On social media, at times the question goes like this:
Cute boy asks me, “so what are you doing now?”
I reply, “I’ll be taking the kids down and then I’ll be coming home and having some tea.”
There is a pause. “Kids?” Then, I can never figure this tone out: “Are you married?”
I inevitably go this route. “Gay guys can’t get married, in India.”
Of course, the conversation then veers, depending upon various factors. If horniness takes over, the fact that I am gay segues into a sexual tone. If romanticism takes over, I am asked, “but you can still marry, can’t you?” If someone truly understands the status quo, they will just say, “Ah, furkids then.” (I agree that it is usually not easy to correlate the fact that I treat my dogs as my kids…but it’s never happened that someone will just say, “oh, how many kids do you have? Which breed are they? Their names?” But I am shooting for the stars.)
Let me talk about the romanticism and my idea of marriage. I have never thought of marriage. Even as a teenager, when I got to understanding my sexuality, I never thought about it. I never wanted to be a groom, of standing before an altar, or at a mandap, or at a place of worship and saying, “I do”. It has nothing to do with me being an atheist. It has nothing to do with the fact that I am not a romantic. I am.

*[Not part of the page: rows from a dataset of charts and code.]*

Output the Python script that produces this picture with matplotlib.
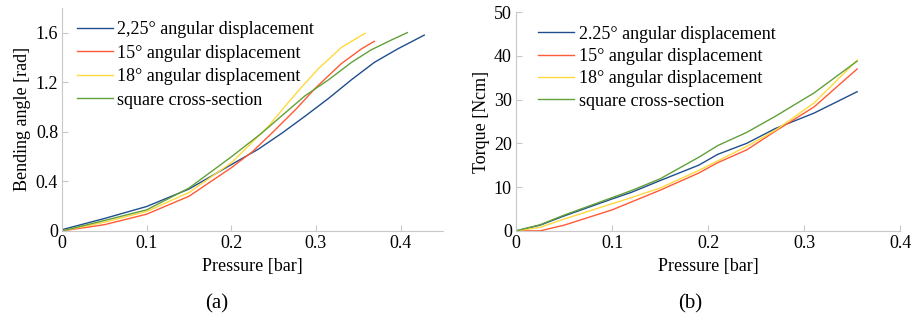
import matplotlib
matplotlib.use("Agg")
import matplotlib.pyplot as plt
from matplotlib import font_manager as fm

FS = 13
serif_path = fm.findfont(fm.FontProperties(family='Liberation Serif'))
fp = fm.FontProperties(fname=serif_path, size=FS)

blue = '#1f4e8c'
red = '#ff5a36'
yellow = '#ffd93d'
green = '#62a03a'

# (a) bending angle vs pressure
a_blue_x = [0, 0.05, 0.1, 0.15, 0.2, 0.232, 0.26, 0.287, 0.315, 0.342, 0.369, 0.397, 0.428]
a_blue_y = [0.01, 0.10, 0.197, 0.338, 0.535, 0.66, 0.79, 0.925, 1.07, 1.22, 1.36, 1.47, 1.58]
a_red_x = [0, 0.05, 0.1, 0.15, 0.2, 0.225, 0.248, 0.276, 0.299, 0.33, 0.354, 0.369]
a_red_y = [0.0, 0.05, 0.135, 0.28, 0.51, 0.64, 0.79, 0.98, 1.15, 1.35, 1.47, 1.53]
a_yel_x = [0, 0.05, 0.1, 0.15, 0.2, 0.244, 0.264, 0.283, 0.303, 0.33, 0.358]
a_yel_y = [0.0, 0.07, 0.157, 0.31, 0.55, 0.846, 1.01, 1.16, 1.31, 1.48, 1.595]
a_grn_x = [0, 0.05, 0.1, 0.15, 0.2, 0.236, 0.264, 0.287, 0.315, 0.342, 0.365, 0.389, 0.408]
a_grn_y = [0.0, 0.084, 0.17, 0.346, 0.598, 0.79, 0.955, 1.09, 1.22, 1.36, 1.46, 1.54, 1.60]

# (b) torque vs pressure
b_x = [0, 0.025, 0.05, 0.1, 0.12, 0.15, 0.19, 0.21, 0.24, 0.27, 0.31, 0.355]
b_blue = [0, 1.3, 3.4, 7.3, 8.8, 11.5, 15.0, 17.5, 20.0, 23.4, 26.9, 31.8]
b_red = [0, 0.0, 1.3, 4.8, 6.6, 9.3, 13.2, 15.6, 18.5, 22.8, 28.3, 37.0]
b_yel = [0, 0.8, 2.7, 6.2, 7.6, 9.8, 13.8, 16.0, 19.3, 23.0, 29.2, 39.0]
b_grn = [0, 1.4, 3.6, 7.6, 9.2, 11.9, 16.8, 19.5, 22.5, 26.2, 31.5, 38.8]

labels_a = ['2,25° angular displacement', '15° angular displacement',
            '18° angular displacement', 'square cross-section']
labels_b = ['2.25° angular displacement', '15° angular displacement',
            '18° angular displacement', 'square cross-section']

fig = plt.figure(figsize=(9.15, 3.27), dpi=100)
ax1 = fig.add_axes([0.068, 0.294, 0.416, 0.682])
ax2 = fig.add_axes([0.564, 0.294, 0.42, 0.669])


def style(ax):
    for s in ['top', 'right']:
        ax.spines[s].set_visible(False)
    for s in ['left', 'bottom']:
        ax.spines[s].set_color('#c8c8c8')
    ax.tick_params(direction='in', color='#c8c8c8', length=4, pad=3)
    for t in ax.get_xticklabels() + ax.get_yticklabels():
        t.set_fontproperties(fp)


lw = 1.0
ax1.plot(a_blue_x, a_blue_y, color=blue, lw=lw, label=labels_a[0])
ax1.plot(a_red_x, a_red_y, color=red, lw=lw, label=labels_a[1])
ax1.plot(a_yel_x, a_yel_y, color=yellow, lw=lw, label=labels_a[2])
ax1.plot(a_grn_x, a_grn_y, color=green, lw=lw, label=labels_a[3])
ax1.set_xlim(0, 0.45)
ax1.set_ylim(0, 1.8)
ax1.set_xticks([0, 0.1, 0.2, 0.3, 0.4])
ax1.set_xticklabels(['0', '0.1', '0.2', '0.3', '0.4'])
ax1.set_yticks([0, 0.4, 0.8, 1.2, 1.6])
ax1.set_yticklabels(['0', '0.4', '0.8', '1.2', '1.6'])
ax1.set_xlabel('Pressure [bar]', fontproperties=fp, labelpad=4)
ax1.set_ylabel('Bending angle [rad]', fontproperties=fp, labelpad=3)
style(ax1)
ax1.legend(loc='upper left', bbox_to_anchor=(0.084, 0.935), bbox_transform=fig.transFigure,
           frameon=False, prop=fp, handlelength=2.0,
           handletextpad=0.25, labelspacing=0.36, borderaxespad=0, borderpad=0)

ax2.plot(b_x, b_blue, color=blue, lw=lw, label=labels_b[0])
ax2.plot(b_x, b_red, color=red, lw=lw, label=labels_b[1])
ax2.plot(b_x, b_yel, color=yellow, lw=lw, label=labels_b[2])
ax2.plot(b_x, b_grn, color=green, lw=lw, label=labels_b[3])
ax2.set_xlim(0, 0.4)
ax2.set_ylim(0, 50)
ax2.set_xticks([0, 0.1, 0.2, 0.3, 0.4])
ax2.set_xticklabels(['0', '0.1', '0.2', '0.3', '0.4'])
ax2.set_yticks([0, 10, 20, 30, 40, 50])
ax2.set_xlabel('Pressure [bar]', fontproperties=fp, labelpad=4)
ax2.set_ylabel('Torque [Ncm]', fontproperties=fp, labelpad=3)
style(ax2)
ax2.legend(loc='upper left', bbox_to_anchor=(0.588, 0.922), bbox_transform=fig.transFigure,
           frameon=False, prop=fp, handlelength=2.0,
           handletextpad=0.25, labelspacing=0.3, borderaxespad=0, borderpad=0)

fp_cap = fm.FontProperties(fname=serif_path, size=15)
fig.text(0.237, 0.07, '(a)', fontproperties=fp_cap, ha='center', va='center')
fig.text(0.754, 0.07, '(b)', fontproperties=fp_cap, ha='center', va='center')

fig.savefig('out.png', dpi=100)
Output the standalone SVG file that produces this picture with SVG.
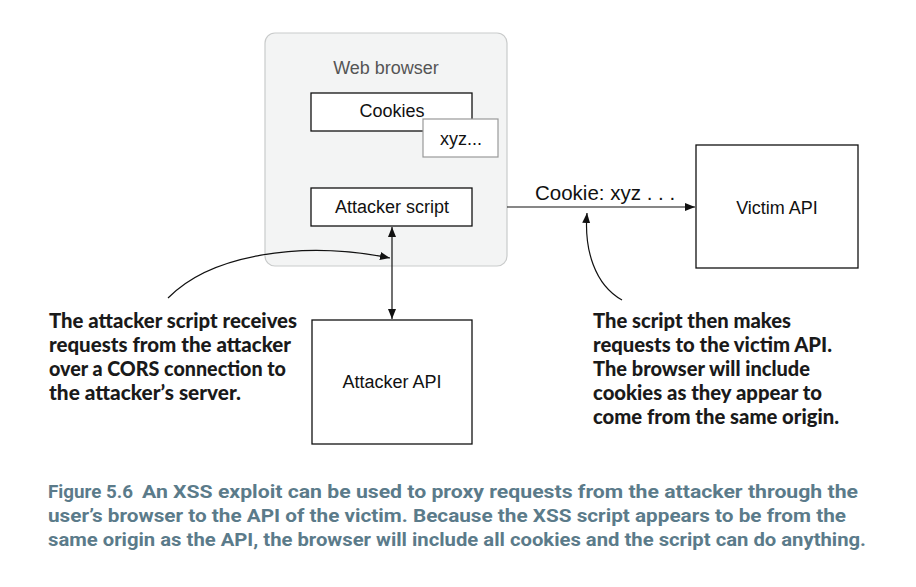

In fact, I am too much of a romantic. I don’t believe in love that is godlike. I believe in a love that is human. I believe that marriage is a series of vows. Promises. I take promises seriously. And my promises can be made without marriage – without putting on a show, for or with others. I have no problem if others choose to do this, it just is not something that I take lightly. It’s like getting a tattoo. It’s a commitment, that I do not see the end of – and for that it’s between me and my tattoo artist. I do not want any regrets. I got the tattoo because I wanted it on my body, not because I wanted to show it off to the world.
This brings me to a very salient point. I am not as much bothered about the world as I am bothered about the Government. I pay taxes. I love my country. I love my family. I contribute to society. As such, I would like rights that any straight, loving, tax-paying patriot enjoys here. I would like to share a home with a spouse. Give him the right to live as my partner. Enjoy the same benefits a straight spouse enjoys: mainly, the identity of a relationship given by a court of law, which no institution can contradict.
Ergo, I would like to be able to get married for one very essential reason. We do not live forever. If at the end of my life, I need life-support, I would like him to have the authority, given to a spouse, to tell the doctors that I was against it. If need be, my spouse should have the authority to unplug me from life itself. This is what I am most interested in, when we talk of marriage. That one can take still care of the other, when the other is dying, or dead.
Without this very important status, afforded by law, and the country, marriage just remains a garland of flowers that will eventually wilt and succumb to time.
“But you still can marry, can’t you?” The cute boy asks, with love emojis in his eyes.
And I shall then copy past this URL and send it to him.